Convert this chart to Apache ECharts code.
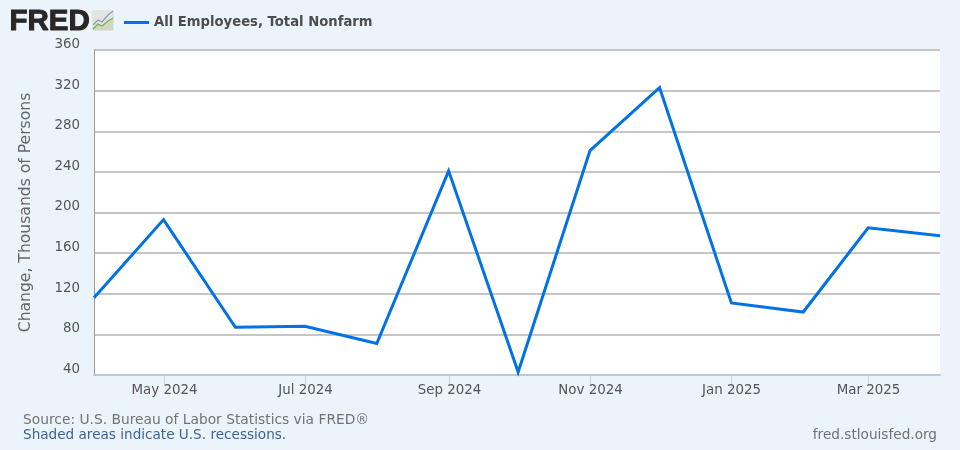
<!DOCTYPE html>
<html><head><meta charset="utf-8">
<style>html,body{margin:0;padding:0;background:#ebf3fb}#c{width:960px;height:450px}</style>
<script src="https://cdn.jsdelivr.net/npm/echarts@6/dist/echarts.min.js"></script>
</head><body><div id="c"></div>
<script>
const dates = ['2024-04-01','2024-05-01','2024-06-01','2024-07-01','2024-08-01','2024-09-01','2024-10-01','2024-11-01','2024-12-01','2025-01-01','2025-02-01','2025-03-01','2025-04-01'];
const values = [116,193,87,88,71,241,43,261,323,111,102,185,177];
const xTicks = ['2024-05-01','2024-07-01','2024-09-01','2024-11-01','2025-01-01','2025-03-01'];
const seriesName = 'All Employees, Total Nonfarm';
const yTitle = 'Change, Thousands of Persons';
const source = 'Source: U.S. Bureau of Labor Statistics via FRED®';
const note = 'Shaded areas indicate U.S. recessions.';
const site = 'fred.stlouisfed.org';
const font = '"DejaVu Sans", Verdana, sans-serif';
const monthNames = ['Jan','Feb','Mar','Apr','May','Jun','Jul','Aug','Sep','Oct','Nov','Dec'];
const chart = echarts.init(document.getElementById('c'), null, {renderer:'canvas'});
chart.setOption({
  animation:false,
  backgroundColor:'#ebf3fb',
  grid:{left:94,right:20,top:50,bottom:75,backgroundColor:'#ffffff',show:true,borderWidth:0},
  legend:{show:true,left:119,top:11,itemWidth:25,itemHeight:3,itemGap:4,icon:'rect',
    data:[seriesName],
    textStyle:{fontFamily:font,fontSize:13.2,fontWeight:'bold',color:'#4d4d4d'}},
  xAxis:{type:'time',min:dates[0],max:dates[dates.length-1],
    axisLine:{show:true,lineStyle:{color:'#c0c8d4',width:2}},
    axisTick:{show:false},splitLine:{show:false},
    axisLabel:{show:false}},
  yAxis:{type:'value',min:40,max:360,interval:40,
    name:yTitle,nameLocation:'middle',nameGap:60,nameRotate:90,
    nameTextStyle:{fontFamily:font,fontSize:15.6,color:'#666666'},
    axisLine:{show:true,onZero:false,lineStyle:{color:'#999999',width:1}},
    axisTick:{show:false},
    splitLine:{show:true,lineStyle:{color:'#c6c6c6',width:2}},
    axisLabel:{margin:14,fontFamily:font,fontSize:13.4,color:'#555555',verticalAlign:'bottom',lineHeight:11}},
  series:[{
    name:seriesName,type:'line',showSymbol:false,symbol:'none',
    data:dates.map((d,i)=>[d,values[i]]),
    lineStyle:{color:'#0072e5',width:3,join:'miter'},
    itemStyle:{color:'#0072e5'},clip:false,z:5
  }],
  graphic:[
    {type:'text',left:9,top:6,style:{text:'FRED',font:'900 29.5px "Liberation Sans", Arial, sans-serif',fill:'#2b2626',stroke:'#2b2626',lineWidth:1}},
    {type:'rect',shape:{x:92,y:10,width:22,height:21,r:2},style:{fill:'#e2e4de'}},
    {type:'polygon',shape:{points:[[93,29],[98,24],[102,26],[108,21],[113,18],[113,30],[93,30]]},style:{fill:'#cfd6c4'}},
    {type:'polyline',shape:{points:[[93,25],[98,20],[102,22],[108,15],[113,11]]},style:{stroke:'#7f9fc0',fill:'none',lineWidth:1.2}},
    {type:'polyline',shape:{points:[[93,29],[98,24],[102,26],[108,21],[113,18]]},style:{stroke:'#86a850',fill:'none',lineWidth:1.2}},
    {type:'text',left:23,top:413,style:{text:source,font:'13.8px '+font,fill:'#737373'}},
    {type:'text',left:23,top:428,style:{text:note,font:'13.6px '+font,fill:'#3c6499'}},
    {type:'text',right:23,top:428,style:{text:site,font:'13.65px '+font,fill:'#737373'}}
  ]
});
const tickGraphics = xTicks.map(d=>{
  const px = Math.round(chart.convertToPixel({xAxisIndex:0},d))+0.5;
  const t = new Date(d+'T00:00:00Z');
  return [
    {type:'line',shape:{x1:px,y1:376,x2:px,y2:385},style:{stroke:'#c6d3e8',lineWidth:1}},
    {type:'text',x:px,y:384,style:{text:monthNames[t.getUTCMonth()]+' '+t.getUTCFullYear(),font:'13.4px '+font,fill:'#555555',align:'center',verticalAlign:'top'}}
  ];
}).flat();
chart.setOption({graphic:chart.getOption().graphic[0].elements.concat(tickGraphics)});
</script></body></html>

*Stated exercise:* Transcribe the material exactly, keeping every word and none of the pictures.

*Answer to the exercise:*
Convert this chart to Apache ECharts code.
<!DOCTYPE html>
<html><head><meta charset="utf-8">
<style>html,body{margin:0;padding:0;background:#ebf3fb}#c{width:960px;height:450px}</style>
<script src="https://cdn.jsdelivr.net/npm/echarts@6/dist/echarts.min.js"></script>
</head><body><div id="c"></div>
<script>
const dates = ['2024-04-01','2024-05-01','2024-06-01','2024-07-01','2024-08-01','2024-09-01','2024-10-01','2024-11-01','2024-12-01','2025-01-01','2025-02-01','2025-03-01','2025-04-01'];
const values = [116,193,87,88,71,241,43,261,323,111,102,185,177];
const xTicks = ['2024-05-01','2024-07-01','2024-09-01','2024-11-01','2025-01-01','2025-03-01'];
const seriesName = 'All Employees, Total Nonfarm';
const yTitle = 'Change, Thousands of Persons';
const source = 'Source: U.S. Bureau of Labor Statistics via FRED®';
const note = 'Shaded areas indicate U.S. recessions.';
const site = 'fred.stlouisfed.org';
const font = '"DejaVu Sans", Verdana, sans-serif';
const monthNames = ['Jan','Feb','Mar','Apr','May','Jun','Jul','Aug','Sep','Oct','Nov','Dec'];
const chart = echarts.init(document.getElementById('c'), null, {renderer:'canvas'});
chart.setOption({
  animation:false,
  backgroundColor:'#ebf3fb',
  grid:{left:94,right:20,top:50,bottom:75,backgroundColor:'#ffffff',show:true,borderWidth:0},
  legend:{show:true,left:119,top:11,itemWidth:25,itemHeight:3,itemGap:4,icon:'rect',
    data:[seriesName],
    textStyle:{fontFamily:font,fontSize:13.2,fontWeight:'bold',color:'#4d4d4d'}},
  xAxis:{type:'time',min:dates[0],max:dates[dates.length-1],
    axisLine:{show:true,lineStyle:{color:'#c0c8d4',width:2}},
    axisTick:{show:false},splitLine:{show:false},
    axisLabel:{show:false}},
  yAxis:{type:'value',min:40,max:360,interval:40,
    name:yTitle,nameLocation:'middle',nameGap:60,nameRotate:90,
    nameTextStyle:{fontFamily:font,fontSize:15.6,color:'#666666'},
    axisLine:{show:true,onZero:false,lineStyle:{color:'#999999',width:1}},
    axisTick:{show:false},
    splitLine:{show:true,lineStyle:{color:'#c6c6c6',width:2}},
    axisLabel:{margin:14,fontFamily:font,fontSize:13.4,color:'#555555',verticalAlign:'bottom',lineHeight:11}},
  series:[{
    name:seriesName,type:'line',showSymbol:false,symbol:'none',
    data:dates.map((d,i)=>[d,values[i]]),
    lineStyle:{color:'#0072e5',width:3,join:'miter'},
    itemStyle:{color:'#0072e5'},clip:false,z:5
  }],
  graphic:[
    {type:'text',left:9,top:6,style:{text:'FRED',font:'900 29.5px "Liberation Sans", Arial, sans-serif',fill:'#2b2626',stroke:'#2b2626',lineWidth:1}},
    {type:'rect',shape:{x:92,y:10,width:22,height:21,r:2},style:{fill:'#e2e4de'}},
    {type:'polygon',shape:{points:[[93,29],[98,24],[102,26],[108,21],[113,18],[113,30],[93,30]]},style:{fill:'#cfd6c4'}},
    {type:'polyline',shape:{points:[[93,25],[98,20],[102,22],[108,15],[113,11]]},style:{stroke:'#7f9fc0',fill:'none',lineWidth:1.2}},
    {type:'polyline',shape:{points:[[93,29],[98,24],[102,26],[108,21],[113,18]]},style:{stroke:'#86a850',fill:'none',lineWidth:1.2}},
    {type:'text',left:23,top:413,style:{text:source,font:'13.8px '+font,fill:'#737373'}},
    {type:'text',left:23,top:428,style:{text:note,font:'13.6px '+font,fill:'#3c6499'}},
    {type:'text',right:23,top:428,style:{text:site,font:'13.65px '+font,fill:'#737373'}}
  ]
});
const tickGraphics = xTicks.map(d=>{
  const px = Math.round(chart.convertToPixel({xAxisIndex:0},d))+0.5;
  const t = new Date(d+'T00:00:00Z');
  return [
    {type:'line',shape:{x1:px,y1:376,x2:px,y2:385},style:{stroke:'#c6d3e8',lineWidth:1}},
    {type:'text',x:px,y:384,style:{text:monthNames[t.getUTCMonth()]+' '+t.getUTCFullYear(),font:'13.4px '+font,fill:'#555555',align:'center',verticalAlign:'top'}}
  ];
}).flat();
chart.setOption({graphic:chart.getOption().graphic[0].elements.concat(tickGraphics)});
</script></body></html>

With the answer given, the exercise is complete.